■ **Given data**
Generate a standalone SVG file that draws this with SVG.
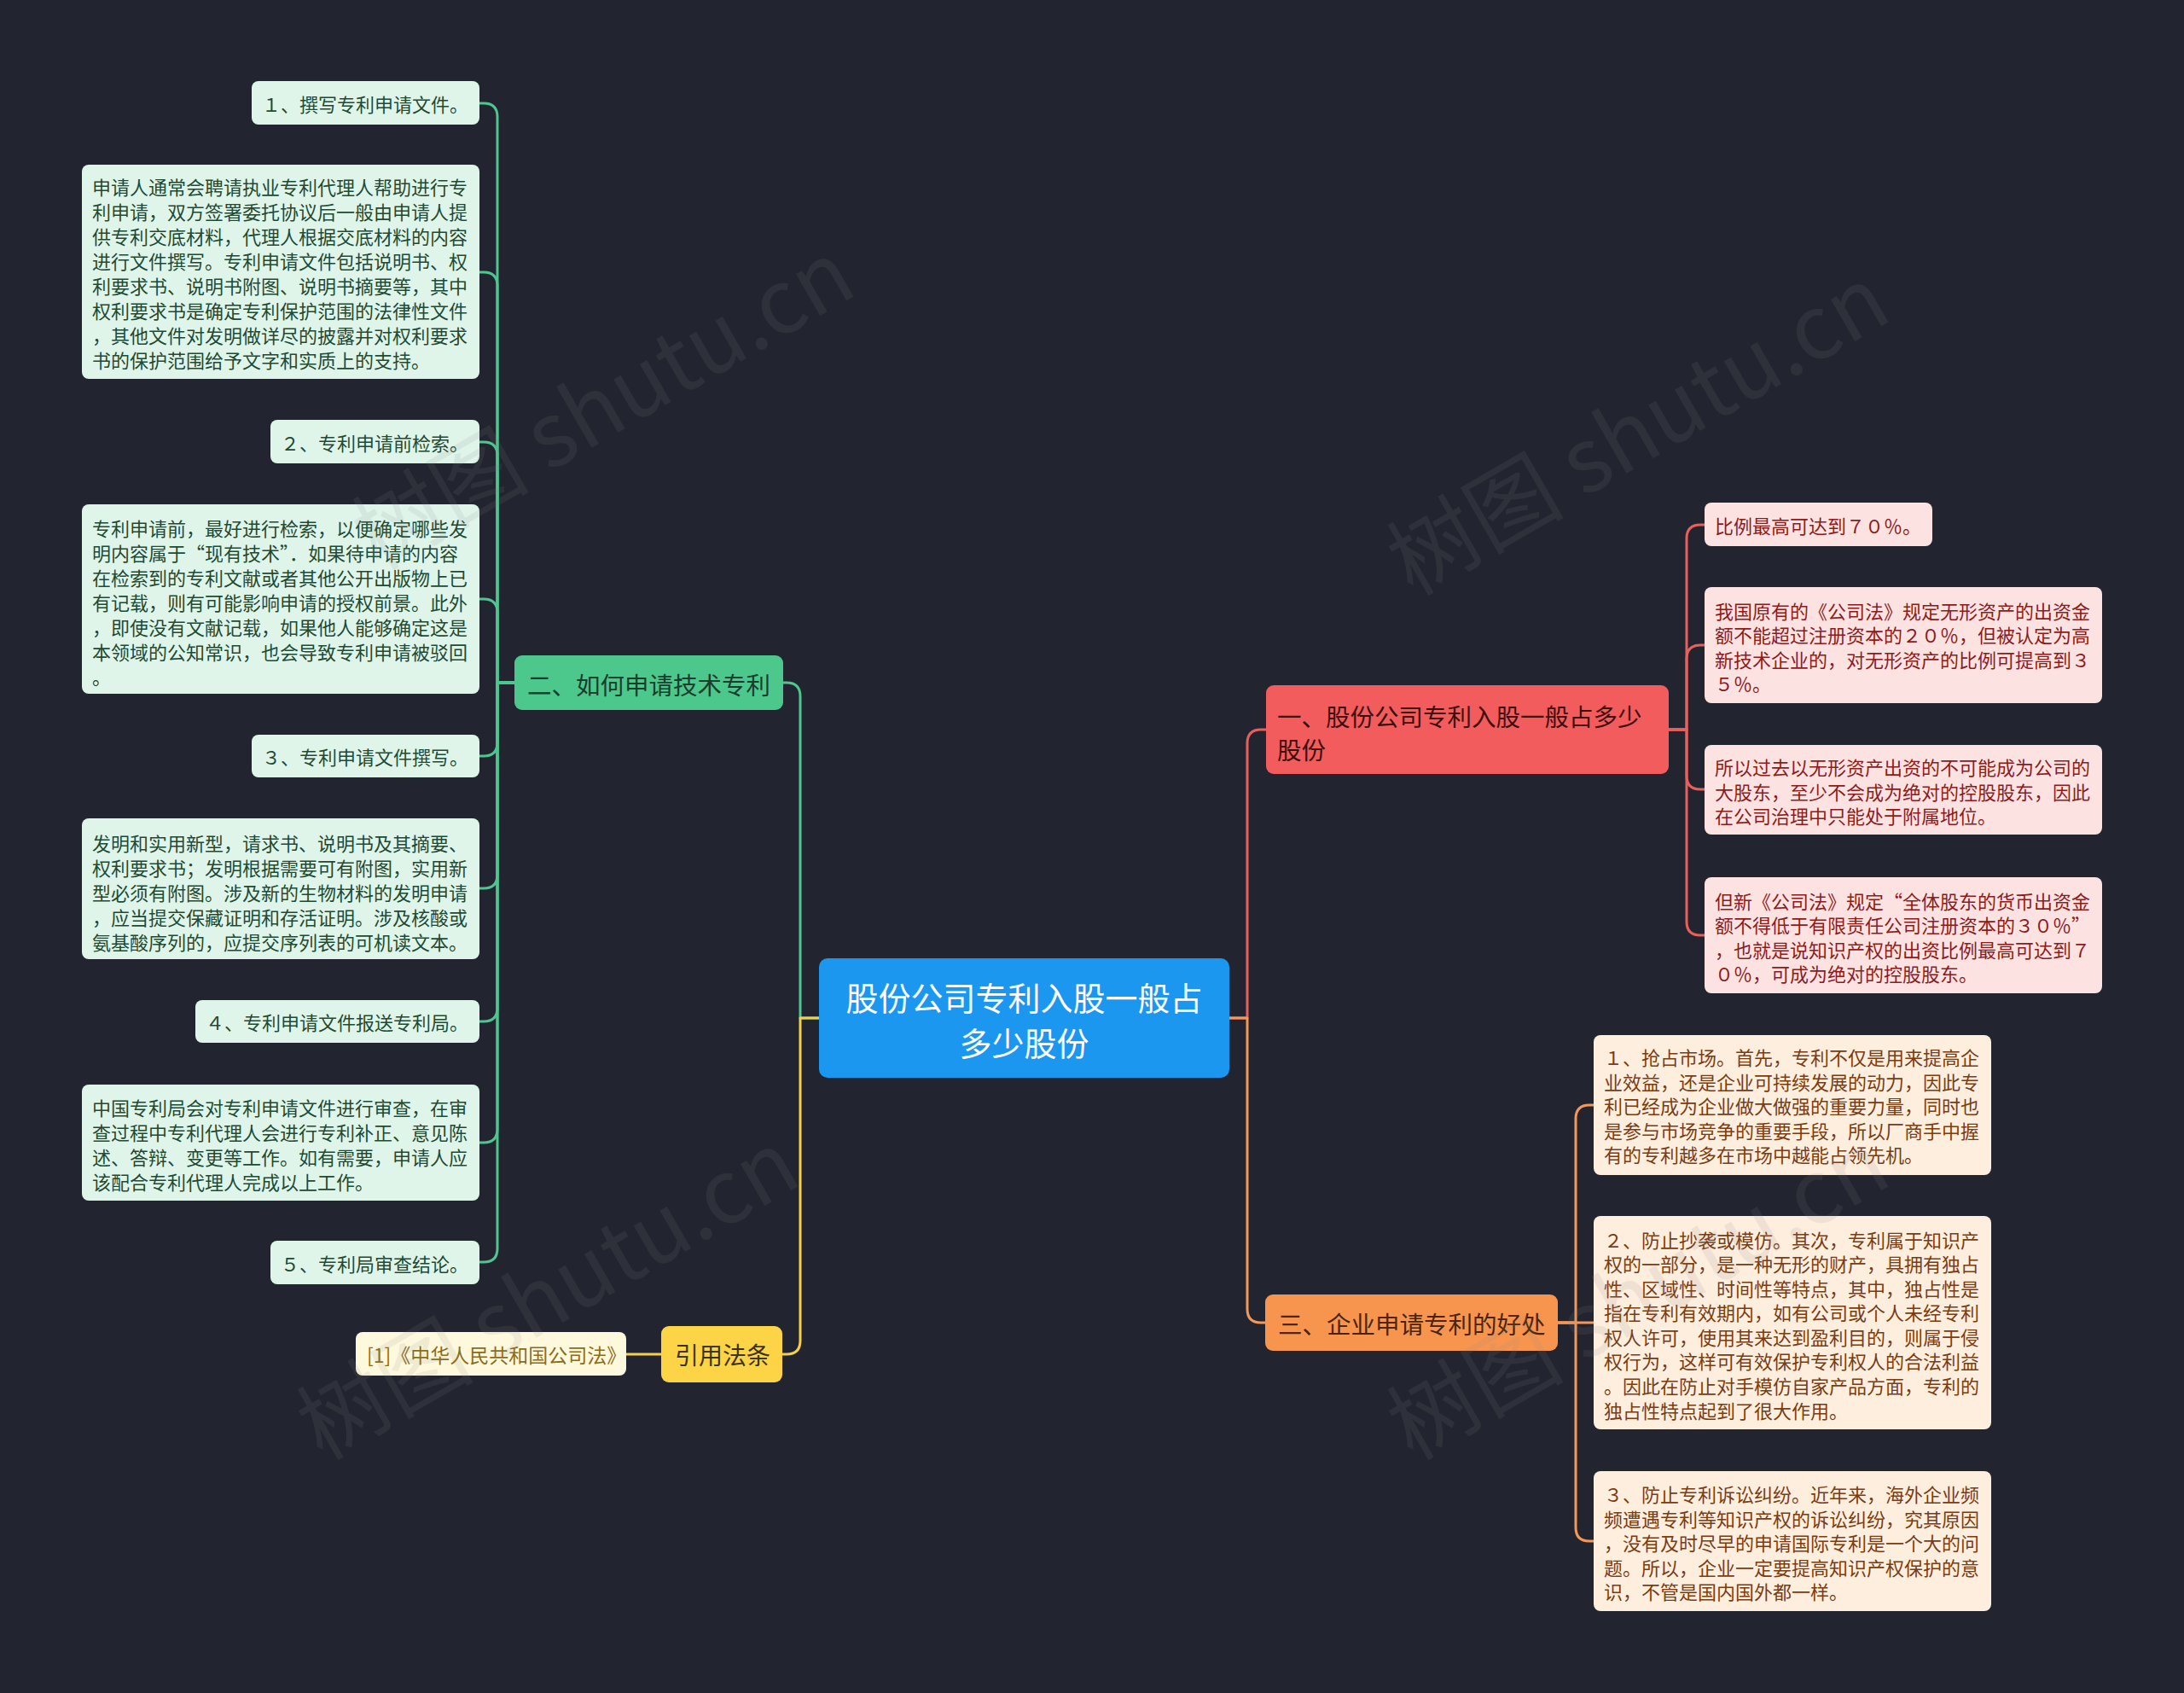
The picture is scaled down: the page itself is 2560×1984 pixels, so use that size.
<svg xmlns="http://www.w3.org/2000/svg" width="2560" height="1984" viewBox="0 0 2560 1984">
<style>
text{font-family:"Noto Sans CJK SC","Noto Sans",sans-serif;dominant-baseline:central}
tspan{dominant-baseline:central}
.c{fill:none;stroke-width:3;stroke-linejoin:round;stroke-linecap:round}
.cg{stroke:#4dc68f}.cr{stroke:#e8605e}.cy{stroke:#f4cf48}.co{stroke:#f2985a}
.s{font-size:22px}
.gb{fill:#dff5ea}.gt{fill:#1f4a33}
.rb{fill:#fde2e2}.rt{fill:#8c1c1c}
.ob{fill:#fdeede}.ot{fill:#7a3c12}
.wm{font-size:104px;fill:#8a8a8a;opacity:0.12;font-family:"Noto Sans CJK SC","DejaVu Sans",sans-serif}
</style>
<rect width="2560" height="1984" fill="#22252f"/>
<g id="connectors">
<path class="c cg" d="M960,1193 H938 V816 Q938,800 922,800 H918"/>
<path class="c cy" d="M960,1193 H938 V1571 Q938,1587 922,1587 H917"/>
<path class="c cy" d="M775,1587 H734"/>
<path class="c cg" d="M603,800 H583 V137 Q583,121 567,121 H562"/>
<path class="c cg" d="M603,800 H583 V335 Q583,319 567,319 H562"/>
<path class="c cg" d="M603,800 H583 V534 Q583,518 567,518 H562"/>
<path class="c cg" d="M603,800 H583 V718 Q583,702 567,702 H562"/>
<path class="c cg" d="M603,800 H583 V870 Q583,886 567,886 H562"/>
<path class="c cg" d="M603,800 H583 V1025 Q583,1041 567,1041 H562"/>
<path class="c cg" d="M603,800 H583 V1181 Q583,1197 567,1197 H562"/>
<path class="c cg" d="M603,800 H583 V1323 Q583,1339 567,1339 H562"/>
<path class="c cg" d="M603,800 H583 V1463 Q583,1479 567,1479 H562"/>
<path class="c cr" d="M1441,1193 H1462 V871 Q1462,855 1478,855 H1484"/>
<path class="c co" d="M1441,1193 H1462 V1534 Q1462,1550 1478,1550 H1483"/>
<path class="c cr" d="M1956,855 H1977 V631 Q1977,615 1993,615 H1998"/>
<path class="c cr" d="M1956,855 H1977 V772 Q1977,756 1993,756 H1998"/>
<path class="c cr" d="M1956,855 H1977 V909 Q1977,925 1993,925 H1998"/>
<path class="c cr" d="M1956,855 H1977 V1080 Q1977,1096 1993,1096 H1998"/>
<path class="c co" d="M1826,1550 H1847 V1311 Q1847,1295 1863,1295 H1868"/>
<path class="c co" d="M1826,1550 H1868"/>
<path class="c co" d="M1826,1550 H1847 V1790 Q1847,1806 1863,1806 H1868"/>
</g>
<g id="root">
<rect x="960" y="1123" width="481" height="140" rx="10" fill="#1b97f0"/>
<text font-size="38" fill="#ffffff" text-anchor="middle"><tspan x="1200.5" y="1167">股份公司专利入股一般占</tspan><tspan x="1200.5" y="1220">多少股份</tspan></text>
</g>
<g id="n-red">
<rect x="1484" y="803" width="472" height="104" rx="9" fill="#f25c5c"/>
<text font-size="28.5" fill="#3c0d0d"><tspan x="1497" y="838">一、股份公司专利入股一般占多少</tspan><tspan x="1497" y="877">股份</tspan></text>
</g>
<g id="n-green">
<rect x="603" y="768" width="315" height="64" rx="9" fill="#4cc88c"/>
<text x="618" y="801" font-size="28.5" fill="#1a3d2c">二、如何申请技术专利</text>
</g>
<g id="n-orange">
<rect x="1483" y="1517" width="343" height="66" rx="9" fill="#f7954f"/>
<text x="1498" y="1550" font-size="28.5" fill="#4a240c">三、企业申请专利的好处</text>
</g>
<g id="n-yellow">
<rect x="775" y="1554" width="142" height="66" rx="9" fill="#fdd446"/>
<text x="791" y="1587" font-size="28" fill="#3a3210">引用法条</text>
</g>
<g id="n-cite">
<rect x="417" y="1561" width="317" height="51" rx="8" fill="#fef8dd"/>
<text x="430" y="1587" font-size="23" fill="#8a6d1a">[1]《中华人民共和国公司法》</text>
</g>
<g id="g1"><rect class="gb" x="295" y="95" width="267" height="51" rx="8"/>
<text class="s gt" x="307" y="121">１、撰写专利申请文件。</text></g>
<g id="g1d"><rect class="gb" x="96" y="193" width="466" height="251" rx="8"/>
<text class="s gt"><tspan x="108" y="218">申请人通常会聘请执业专利代理人帮助进行专</tspan><tspan x="108" y="247">利申请，双方签署委托协议后一般由申请人提</tspan><tspan x="108" y="276">供专利交底材料，代理人根据交底材料的内容</tspan><tspan x="108" y="305">进行文件撰写。专利申请文件包括说明书、权</tspan><tspan x="108" y="334">利要求书、说明书附图、说明书摘要等，其中</tspan><tspan x="108" y="363">权利要求书是确定专利保护范围的法律性文件</tspan><tspan x="108" y="392">，其他文件对发明做详尽的披露并对权利要求</tspan><tspan x="108" y="421">书的保护范围给予文字和实质上的支持。</tspan></text></g>
<g id="g2"><rect class="gb" x="317" y="492" width="245" height="51" rx="8"/>
<text class="s gt" x="329" y="518">２、专利申请前检索。</text></g>
<g id="g2d"><rect class="gb" x="96" y="591" width="466" height="222" rx="8"/>
<text class="s gt"><tspan x="108" y="618">专利申请前，最好进行检索，以便确定哪些发</tspan><tspan x="108" y="647">明内容属于“现有技术”．如果待申请的内容</tspan><tspan x="108" y="676">在检索到的专利文献或者其他公开出版物上已</tspan><tspan x="108" y="705">有记载，则有可能影响申请的授权前景。此外</tspan><tspan x="108" y="734">，即使没有文献记载，如果他人能够确定这是</tspan><tspan x="108" y="763">本领域的公知常识，也会导致专利申请被驳回</tspan><tspan x="108" y="792">。</tspan></text></g>
<g id="g3"><rect class="gb" x="295" y="861" width="267" height="50" rx="8"/>
<text class="s gt" x="307" y="886">３、专利申请文件撰写。</text></g>
<g id="g3d"><rect class="gb" x="96" y="959" width="466" height="165" rx="8"/>
<text class="s gt"><tspan x="108" y="987">发明和实用新型，请求书、说明书及其摘要、</tspan><tspan x="108" y="1016">权利要求书；发明根据需要可有附图，实用新</tspan><tspan x="108" y="1045">型必须有附图。涉及新的生物材料的发明申请</tspan><tspan x="108" y="1074">，应当提交保藏证明和存活证明。涉及核酸或</tspan><tspan x="108" y="1103">氨基酸序列的，应提交序列表的可机读文本。</tspan></text></g>
<g id="g4"><rect class="gb" x="229" y="1172" width="333" height="50" rx="8"/>
<text class="s gt" x="241" y="1197">４、专利申请文件报送专利局。</text></g>
<g id="g4d"><rect class="gb" x="96" y="1271" width="466" height="136" rx="8"/>
<text class="s gt"><tspan x="108" y="1297">中国专利局会对专利申请文件进行审查，在审</tspan><tspan x="108" y="1326">查过程中专利代理人会进行专利补正、意见陈</tspan><tspan x="108" y="1355">述、答辩、变更等工作。如有需要，申请人应</tspan><tspan x="108" y="1384">该配合专利代理人完成以上工作。</tspan></text></g>
<g id="g5"><rect class="gb" x="317" y="1454" width="245" height="51" rx="8"/>
<text class="s gt" x="329" y="1480">５、专利局审查结论。</text></g>
<g id="r1"><rect class="rb" x="1998" y="589" width="267" height="51" rx="8"/>
<text class="s rt" x="2010" y="615">比例最高可达到７０％。</text></g>
<g id="r2"><rect class="rb" x="1998" y="688" width="466" height="136" rx="8"/>
<text class="s rt"><tspan x="2010" y="715">我国原有的《公司法》规定无形资产的出资金</tspan><tspan x="2010" y="743">额不能超过注册资本的２０％，但被认定为高</tspan><tspan x="2010" y="772">新技术企业的，对无形资产的比例可提高到３</tspan><tspan x="2010" y="800">５％。</tspan></text></g>
<g id="r3"><rect class="rb" x="1998" y="873" width="466" height="105" rx="8"/>
<text class="s rt"><tspan x="2010" y="898">所以过去以无形资产出资的不可能成为公司的</tspan><tspan x="2010" y="927">大股东，至少不会成为绝对的控股股东，因此</tspan><tspan x="2010" y="955">在公司治理中只能处于附属地位。</tspan></text></g>
<g id="r4"><rect class="rb" x="1998" y="1028" width="466" height="136" rx="8"/>
<text class="s rt"><tspan x="2010" y="1055">但新《公司法》规定“全体股东的货币出资金</tspan><tspan x="2010" y="1083">额不得低于有限责任公司注册资本的３０％”</tspan><tspan x="2010" y="1112">，也就是说知识产权的出资比例最高可达到７</tspan><tspan x="2010" y="1140">０％，可成为绝对的控股股东。</tspan></text></g>
<g id="o1"><rect class="ob" x="1868" y="1213" width="466" height="164" rx="8"/>
<text class="s ot"><tspan x="1880" y="1238">１、抢占市场。首先，专利不仅是用来提高企</tspan><tspan x="1880" y="1267">业效益，还是企业可持续发展的动力，因此专</tspan><tspan x="1880" y="1295">利已经成为企业做大做强的重要力量，同时也</tspan><tspan x="1880" y="1324">是参与市场竞争的重要手段，所以厂商手中握</tspan><tspan x="1880" y="1352">有的专利越多在市场中越能占领先机。</tspan></text></g>
<g id="o2"><rect class="ob" x="1868" y="1425" width="466" height="250" rx="8"/>
<text class="s ot"><tspan x="1880" y="1452">２、防止抄袭或模仿。其次，专利属于知识产</tspan><tspan x="1880" y="1480">权的一部分，是一种无形的财产，具拥有独占</tspan><tspan x="1880" y="1509">性、区域性、时间性等特点，其中，独占性是</tspan><tspan x="1880" y="1537">指在专利有效期内，如有公司或个人未经专利</tspan><tspan x="1880" y="1566">权人许可，使用其来达到盈利目的，则属于侵</tspan><tspan x="1880" y="1594">权行为，这样可有效保护专利权人的合法利益</tspan><tspan x="1880" y="1623">。因此在防止对手模仿自家产品方面，专利的</tspan><tspan x="1880" y="1652">独占性特点起到了很大作用。</tspan></text></g>
<g id="o3"><rect class="ob" x="1868" y="1724" width="466" height="164" rx="8"/>
<text class="s ot"><tspan x="1880" y="1750">３、防止专利诉讼纠纷。近年来，海外企业频</tspan><tspan x="1880" y="1779">频遭遇专利等知识产权的诉讼纠纷，究其原因</tspan><tspan x="1880" y="1807">，没有及时尽早的申请国际专利是一个大的问</tspan><tspan x="1880" y="1836">题。所以，企业一定要提高知识产权保护的意</tspan><tspan x="1880" y="1864">识，不管是国内国外都一样。</tspan></text></g>
<g id="watermarks">
<text class="wm" transform="translate(420,630) rotate(-30)">树图 shutu.cn</text>
<text class="wm" transform="translate(1633,660) rotate(-30)">树图 shutu.cn</text>
<text class="wm" transform="translate(355,1673) rotate(-30)">树图 shutu.cn</text>
<text class="wm" transform="translate(1633,1673) rotate(-30)">树图 shutu.cn</text>
</g>
</svg>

■ **Your goal**
From the listing above, copy all lines holding the word "that".

■ **The result**
Generate a standalone SVG file that draws this with SVG.
The picture is scaled down: the page itself is 2560×1984 pixels, so use that size.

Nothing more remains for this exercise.